Drmanac was just 29 when, as a doctoral candidate at the Institute of Molecular Genetics and Genetic Engineering in Belgrade, Yugoslavia, he invented sequencing by hybridization — a technique that rapidly assesses gene sequences by probing their binding sites with oligonucleotide arrays. Ever since, Drmanac confesses, he has averaged 12 hours a day, seven days a week consumed in thought about how to improve the technology.

To be sure, Drmanac's journey from researcher in a communist country laboratory to principal stockholder in a 260-person Silicon Valley biotech company is the stuff of American dreams. It's just a good thing he is tenacious.

It was at an international scientific meeting in Slovenia in 1987 when Drmanac described his DNA sequencing method to an American scientist who, in turn, encouraged him to submit a grant proposal to the US Department of Energy. Lo and behold, the DOE, which was seeking technologies to support its fledgling Human Genome Project, awarded Drmanac's lab $150,000.

Three years later, instead of extending the grant, the DOE invited Drmanac, his wife, and their team of nine scientists to continue their research at Argonne National Laboratory. The timing was serendipitous. Within three months of the Drmanacs's arrival in the US with their twin children, war broke out in Slovenia. 'If it had been three months later, we would probably still be in Yugoslavia,' he says.

In Chicago, Drmanac hooked up with patent attorney Lewis Gruber who helped him and his coinventor Radomir Crkvenjakov file a patent application for sequencing by hybridization. The procedure was new territory for the Yugoslavians. Recalls Drmanac: 'In Belgrade, when I mentioned to people that I want to file a patent, they said, Patent in molecular biology? What do you need patent for?' His is still the only patent held by the institute, which today is a major shareholder in Hyseq.

Drmanac wasn't dissuaded. 'I had a feeling that it must be useful because we have to sequence genomes,' he says. Gruber must have seen promise in Drmanac's invention too: He persuaded him to go into business. They incorporated Hyseq in 1992.

There's no doubt Drmanac's technology has been fruitful for Hyseq. The company has used the method to process more than 20 million cDNA libraries and discover some 5,000 rarely expressed genes. Sequencing by hybridization is so central to the business that email domains there are @sbh.com rather than @hyseq.
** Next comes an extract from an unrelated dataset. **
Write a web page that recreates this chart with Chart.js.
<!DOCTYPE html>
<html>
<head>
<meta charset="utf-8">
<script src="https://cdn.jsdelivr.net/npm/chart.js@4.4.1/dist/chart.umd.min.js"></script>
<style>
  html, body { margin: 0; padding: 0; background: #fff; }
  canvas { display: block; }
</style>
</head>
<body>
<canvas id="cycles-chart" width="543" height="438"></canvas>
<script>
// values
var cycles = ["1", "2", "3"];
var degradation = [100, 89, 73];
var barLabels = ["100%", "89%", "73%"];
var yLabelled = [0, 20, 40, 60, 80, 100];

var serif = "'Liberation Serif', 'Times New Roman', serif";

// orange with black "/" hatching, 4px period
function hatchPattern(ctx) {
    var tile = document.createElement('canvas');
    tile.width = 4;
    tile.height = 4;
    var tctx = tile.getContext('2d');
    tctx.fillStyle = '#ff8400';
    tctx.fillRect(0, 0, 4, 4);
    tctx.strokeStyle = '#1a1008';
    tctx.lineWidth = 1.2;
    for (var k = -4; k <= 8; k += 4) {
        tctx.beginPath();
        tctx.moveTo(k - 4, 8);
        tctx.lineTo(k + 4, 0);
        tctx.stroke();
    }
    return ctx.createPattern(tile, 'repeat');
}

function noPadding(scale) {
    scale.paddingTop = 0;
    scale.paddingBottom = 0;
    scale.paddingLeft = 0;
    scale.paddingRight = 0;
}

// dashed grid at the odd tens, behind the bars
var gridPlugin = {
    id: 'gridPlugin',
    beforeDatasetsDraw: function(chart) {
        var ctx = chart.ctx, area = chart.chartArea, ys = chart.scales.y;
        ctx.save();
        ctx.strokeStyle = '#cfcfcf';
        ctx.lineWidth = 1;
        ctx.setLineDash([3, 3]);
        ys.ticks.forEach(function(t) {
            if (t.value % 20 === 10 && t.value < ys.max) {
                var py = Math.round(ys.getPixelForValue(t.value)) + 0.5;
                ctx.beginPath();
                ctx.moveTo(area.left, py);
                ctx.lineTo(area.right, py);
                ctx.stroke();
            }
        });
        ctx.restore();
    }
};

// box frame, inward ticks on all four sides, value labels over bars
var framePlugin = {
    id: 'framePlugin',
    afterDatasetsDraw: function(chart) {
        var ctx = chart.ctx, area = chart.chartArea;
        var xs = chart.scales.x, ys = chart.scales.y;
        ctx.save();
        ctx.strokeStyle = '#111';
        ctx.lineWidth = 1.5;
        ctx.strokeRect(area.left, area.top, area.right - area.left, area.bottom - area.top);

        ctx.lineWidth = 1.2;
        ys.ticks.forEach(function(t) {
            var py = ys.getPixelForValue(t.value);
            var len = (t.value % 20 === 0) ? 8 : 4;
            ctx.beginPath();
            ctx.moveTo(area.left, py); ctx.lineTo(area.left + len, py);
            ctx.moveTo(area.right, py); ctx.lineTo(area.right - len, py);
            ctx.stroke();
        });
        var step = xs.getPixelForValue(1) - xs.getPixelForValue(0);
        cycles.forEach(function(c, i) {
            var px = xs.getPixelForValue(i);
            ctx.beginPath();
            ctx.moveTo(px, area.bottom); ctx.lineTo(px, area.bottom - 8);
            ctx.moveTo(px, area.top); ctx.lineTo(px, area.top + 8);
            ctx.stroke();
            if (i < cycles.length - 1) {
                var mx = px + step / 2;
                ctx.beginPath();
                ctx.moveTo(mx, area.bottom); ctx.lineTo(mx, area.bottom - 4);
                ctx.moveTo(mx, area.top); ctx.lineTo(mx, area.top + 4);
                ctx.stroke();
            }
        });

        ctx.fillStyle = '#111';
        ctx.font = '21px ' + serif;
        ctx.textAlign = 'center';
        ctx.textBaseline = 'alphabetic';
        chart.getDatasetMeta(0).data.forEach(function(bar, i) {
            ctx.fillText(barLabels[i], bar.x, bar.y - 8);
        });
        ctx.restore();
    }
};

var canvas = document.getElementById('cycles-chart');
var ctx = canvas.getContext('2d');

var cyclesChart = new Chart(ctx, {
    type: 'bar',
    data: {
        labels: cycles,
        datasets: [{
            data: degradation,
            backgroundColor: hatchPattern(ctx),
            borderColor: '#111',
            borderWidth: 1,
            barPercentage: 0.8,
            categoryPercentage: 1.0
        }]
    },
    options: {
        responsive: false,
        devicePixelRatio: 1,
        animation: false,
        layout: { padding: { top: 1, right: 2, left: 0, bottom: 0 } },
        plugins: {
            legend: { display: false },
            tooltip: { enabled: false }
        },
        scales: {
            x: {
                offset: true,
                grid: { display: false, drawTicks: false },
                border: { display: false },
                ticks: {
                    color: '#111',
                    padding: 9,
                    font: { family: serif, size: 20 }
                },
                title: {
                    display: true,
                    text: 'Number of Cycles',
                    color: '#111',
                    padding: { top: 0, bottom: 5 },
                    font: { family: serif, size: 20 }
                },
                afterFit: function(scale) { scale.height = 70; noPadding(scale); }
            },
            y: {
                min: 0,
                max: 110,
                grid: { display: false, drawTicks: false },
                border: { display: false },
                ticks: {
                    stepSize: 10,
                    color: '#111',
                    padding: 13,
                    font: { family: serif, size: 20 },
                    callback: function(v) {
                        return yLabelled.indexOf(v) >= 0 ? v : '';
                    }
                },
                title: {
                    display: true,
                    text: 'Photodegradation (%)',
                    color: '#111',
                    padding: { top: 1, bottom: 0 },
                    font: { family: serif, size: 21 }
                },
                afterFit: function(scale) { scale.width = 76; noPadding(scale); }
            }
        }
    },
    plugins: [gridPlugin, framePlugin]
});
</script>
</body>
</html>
But Drmanac's dream — that the rest of the genomics universe sees the beauty of his invention — has yet to be realized. Since 1997, Hyseq has been hung up in patent battles with Affymetrix. And a deal struck the same year with PE aimed at large scale commercialization of sequencing by hybridization chips has yet to go anywhere. Drmanac is eternally optimistic. He predicts that someday SBH will be used to sequence the genome of every newborn baby. No one can call him a quitter.